There are fourteen (14) reasons why the date of authorship of the Gospel of Mark was soon after the Resurrection, or even prior to it as an ongoing account:

  • early in Paul's ministry, not long after the Resurrection, he quoted from the Gospel of Mark concerning "the sandals of whose feet I [John the Baptist] am not worthy to untie" Acts 13:25 (ESV) (taken from Mark 1:7 )
  • the verb tenses in this Gospel are often in the present, as a daily log or diary would be rather than a historical account, and many translations convert to the past tense while others consider this a proper use of the historical present;[1]
  • this Gospel uses the "Markan sandwich" style whereby a narrative is described in the middle of another narrative, but the best and simplest explanation for this is that Mark described events as they occurred, with interruptions as they do occur in daily life while a retrospect account many years later would separate the narratives;
  • the Gospel of Mark, without the Mark ending apparently added later, omits subsequent events after the Resurrection, implying that it was finalized with the Resurrection;
  • the Gospel of Mark is concise and to-the-point, almost like notes, while a later work would have been (and was) more verbose;
  • it would have been immensely helpful to have an eyewitness account circulate among early Christians, but secret from authorities who might have seized it;
  • the Gospel of Mark contains remarkable detail early in Jesuss's ministry that would have faded in recollection if written long afterwards;
  • the Gospel of Matthew and the Gospel of Luke, both written within decades of Jesus's ministry, copied extensively and independently from the Gospel of Mark which must therefore had been available far earlier;
  • the availability of scribes made it possible, even likely, that a disciple of Jesus dictated regularly to a scribe as the events unfolded;
  • the Gospel of Mark is by an eyewitness, many of who were killed or scattered soon after the Resurrection, and would not be expected to have a long, modern-type lifespan;
  • this Gospel has no preface, introduction or background, just as a daily log or diary would not, and this implies it was not a book written later but rather an ongoing account written and circulated at the time (but without letter authorities know about it, lest they seize it);
  • only this Gospel begins by calling itself "news", namely the "good news" ("gospel"), which suggests timeliness of the reporting rather than a retrospective or historical account;
  • Mark introduces Rufus at Mark 15:21 , the only Gospel write to do so, and later Paul refers favorably to Rufus and his mother at Romans 16:13 ; and
  • the Gospel of Mark uses εὐθὺς 41 times, compared with only 10 times in the rest of the entire New Testament, and the translation of εὐθὺς as "immediately ..." seems off: instead, it should be recognized as a term used for a contemporaneous account of events, as in "now ...", "at this time ...", or "at this moment ...."

Nonsensical Liberal Theories

With nonsensical liberal style, liberals have long asserted that the Gospel of Mark was written around the time of the destruction of the Second Temple in Jerusalem.
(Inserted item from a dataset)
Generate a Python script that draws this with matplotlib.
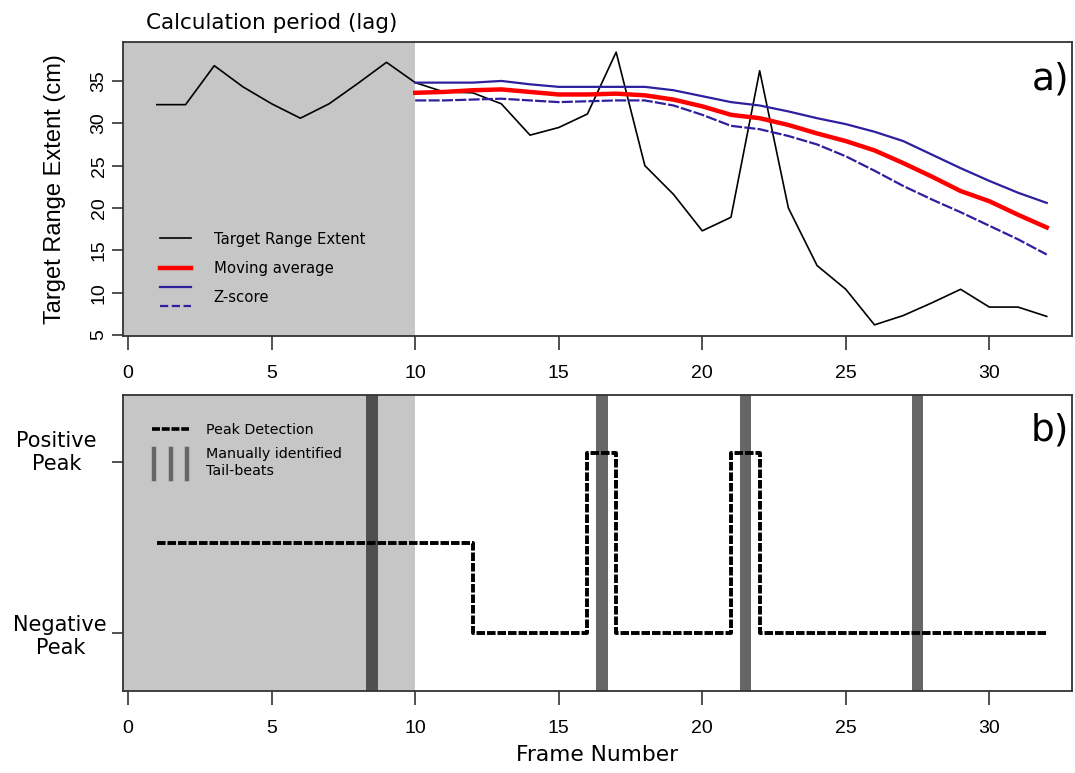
import matplotlib
matplotlib.use("Agg")
import matplotlib.pyplot as plt
from matplotlib.lines import Line2D
from matplotlib.legend_handler import HandlerBase
from matplotlib.transforms import blended_transform_factory

# Frame-by-frame data
frames = list(range(1, 33))
target_range = [32.2, 32.2, 36.8, 34.3, 32.3, 30.6, 32.3, 34.7, 37.2, 34.8,
                33.7, 33.6, 32.3, 28.6, 29.5, 31.1, 38.4, 25.0, 21.6, 17.3,
                18.9, 36.2, 20.0, 13.2, 10.4, 6.2, 7.3, 8.8, 10.4, 8.3,
                8.3, 7.2]

# Moving average and z-score bands start once the lag window is full
stat_frames = list(range(10, 33))
moving_avg = [33.6, 33.7, 33.9, 34.0, 33.7, 33.4, 33.4, 33.5, 33.3, 32.8,
              32.0, 31.0, 30.6, 29.8, 28.8, 27.9, 26.8, 25.3, 23.7, 22.0,
              20.8, 19.2, 17.7]
zscore_upper = [34.8, 34.8, 34.8, 35.0, 34.6, 34.3, 34.3, 34.3, 34.3, 33.9,
                33.2, 32.5, 32.1, 31.4, 30.6, 29.9, 29.0, 27.9, 26.3, 24.7,
                23.2, 21.8, 20.6]
zscore_lower = [32.7, 32.7, 32.8, 32.9, 32.7, 32.5, 32.6, 32.7, 32.7, 32.1,
                31.0, 29.7, 29.3, 28.5, 27.5, 26.1, 24.4, 22.6, 21.0, 19.5,
                17.9, 16.3, 14.5]

# Peak detection signal: 0 = none, 1 = positive, -1 = negative
peak_signal = [0, 0, 0, 0, 0, 0, 0, 0, 0, 0, 0,
               -1, -1, -1, -1, 1, -1, -1, -1, -1, 1,
               -1, -1, -1, -1, -1, -1, -1, -1, -1, -1, -1]
tail_beats = [8.5, 16.5, 21.5, 27.5]
lag_end = 10

XLIM = (-0.18, 32.88)
SHADE = "#c6c6c6"
BLUE = "#2d1f9e"
SPINE = "#333333"
PEAK_LS = (0, (2.2, 0.5))


class StackedLines(HandlerBase):
    """Draw a tuple of lines one above the other in a legend slot."""

    def create_artists(self, legend, orig_handle, xdescent, ydescent,
                       width, height, fontsize, trans):
        arts = []
        gap = height * 1.85
        n = len(orig_handle)
        for i, h in enumerate(orig_handle):
            y = height / 2 - ydescent + ((n - 1) / 2 - i) * gap
            arts.append(Line2D([-xdescent, width - xdescent], [y, y],
                               color=h.get_color(), lw=h.get_linewidth(),
                               ls=h.get_linestyle(), transform=trans))
        return arts


class BarsHandler(HandlerBase):
    """Three short vertical bars for the tail-beat entry."""

    def create_artists(self, legend, orig_handle, xdescent, ydescent,
                       width, height, fontsize, trans):
        arts = []
        for f in (0.05, 0.5, 0.95):
            x = -xdescent + f * width
            arts.append(Line2D([x, x],
                               [-ydescent - height * 1.1, height * 1.9 - ydescent],
                               color="#666666", lw=3.2, transform=trans))
        return arts


fig = plt.figure(figsize=(10.75, 7.73), dpi=100)
ax1 = fig.add_axes([0.1144, 0.5655, 0.8828, 0.3802])
ax2 = fig.add_axes([0.1144, 0.1061, 0.8828, 0.3829])

for ax in (ax1, ax2):
    ax.set_xlim(*XLIM)
    ax.axvspan(XLIM[0], lag_end, color=SHADE, lw=0, zorder=0)
    ax.set_xticks([0, 5, 10, 15, 20, 25, 30])
    for s in ax.spines.values():
        s.set_color(SPINE)
        s.set_linewidth(1.3)
    ax.tick_params(axis="x", length=10, width=1.2, color=SPINE, pad=11,
                   labelsize=14)
    ax.tick_params(axis="y", length=8, width=1.2, color=SPINE)
    for lab in ax.get_xticklabels():
        lab.set_family("Liberation Sans")

# a) range extent with moving average and z-score bands
ax1.plot(frames, target_range, color="black", lw=1.2, zorder=3)
ax1.plot(stat_frames, zscore_upper, color=BLUE, lw=1.6, zorder=3)
ax1.plot(stat_frames, zscore_lower, color=BLUE, lw=1.6,
         ls=(0, (5, 1)), zorder=3)
ax1.plot(stat_frames, moving_avg, color="red", lw=3.2, zorder=4)
ax1.set_ylim(4.9, 39.6)
ax1.set_yticks([5, 10, 15, 20, 25, 30, 35])
ax1.tick_params(axis="y", labelsize=14, pad=3)
for lab in ax1.get_yticklabels():
    lab.set_family("Liberation Sans")
    lab.set_rotation(90)
    lab.set_va("center")
ax1.set_ylabel("Target Range Extent (cm)", fontsize=17,
               family="Liberation Sans", labelpad=18)
ax1.text(0.997, 0.872, "a)", transform=ax1.transAxes, ha="right",
         va="center", fontsize=27)
ax1.text(lag_end / 2, 40.7, "Calculation period (lag)", ha="center",
         va="bottom", fontsize=15.5, clip_on=False)

leg_a = [Line2D([], [], color="black", lw=1.2),
         Line2D([], [], color="red", lw=3.2),
         (Line2D([], [], color=BLUE, lw=1.6),
          Line2D([], [], color=BLUE, lw=1.6, ls=(0, (2.5, 0.8))))]
ax1.legend(leg_a, ["Target Range Extent", "Moving average", "Z-score"],
           handler_map={tuple: StackedLines()}, loc="lower left",
           bbox_to_anchor=(0.025, 0.06), frameon=False, fontsize=10.7,
           handlelength=2.1, handletextpad=1.5, labelspacing=0.95)

# b) peak detection against manually identified tail-beats
for tb in tail_beats:
    ax2.axvspan(tb - 0.2, tb + 0.2, color="black", alpha=0.6, lw=0, zorder=1)
ax2.plot(frames, peak_signal, color="black", lw=2.8, ls=PEAK_LS,
         drawstyle="steps-post", zorder=3)
ax2.set_ylim(-1.64, 1.64)
ax2.set_yticks([-1, 0.9])
ax2.set_yticklabels(["Negative\nPeak", ""], fontsize=15,
                    multialignment="center")
lab_tr = blended_transform_factory(ax2.transAxes, ax2.transData)
ax2.text(-0.07, 1.0, "Positive\nPeak", transform=lab_tr, ha="center",
         va="center", fontsize=15, multialignment="center")
ax2.set_xlabel("Frame Number", fontsize=15.7, labelpad=6)
ax2.text(0.997, 0.88, "b)", transform=ax2.transAxes, ha="right",
         va="center", fontsize=27)

peak_handle = Line2D([], [], color="black", lw=2.6, ls=PEAK_LS)
bar_handle = Line2D([], [], color="#666666")
ax2.legend([peak_handle, bar_handle],
           ["Peak Detection", "Manually identified\nTail-beats"],
           handler_map={bar_handle: BarsHandler()},
           loc="upper left", bbox_to_anchor=(0.017, 0.95), frameon=False,
           fontsize=10.3, handlelength=2.6, handletextpad=1.2,
           labelspacing=0.75)

fig.savefig("out.png", dpi=100)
But Mark, a Roman name for a Gentile, showed no interest in politics, Hebrew culture, conflicts with the Roman Empire, or the Old Testament as being consummated by Jesus. Nothing about Mark suggests that he would have been part of the armed conflicts around Jerusalem that included the fall of the Second Temple in AD 70.

  1. A comparison of the translations in the past versus present tense is here: [1].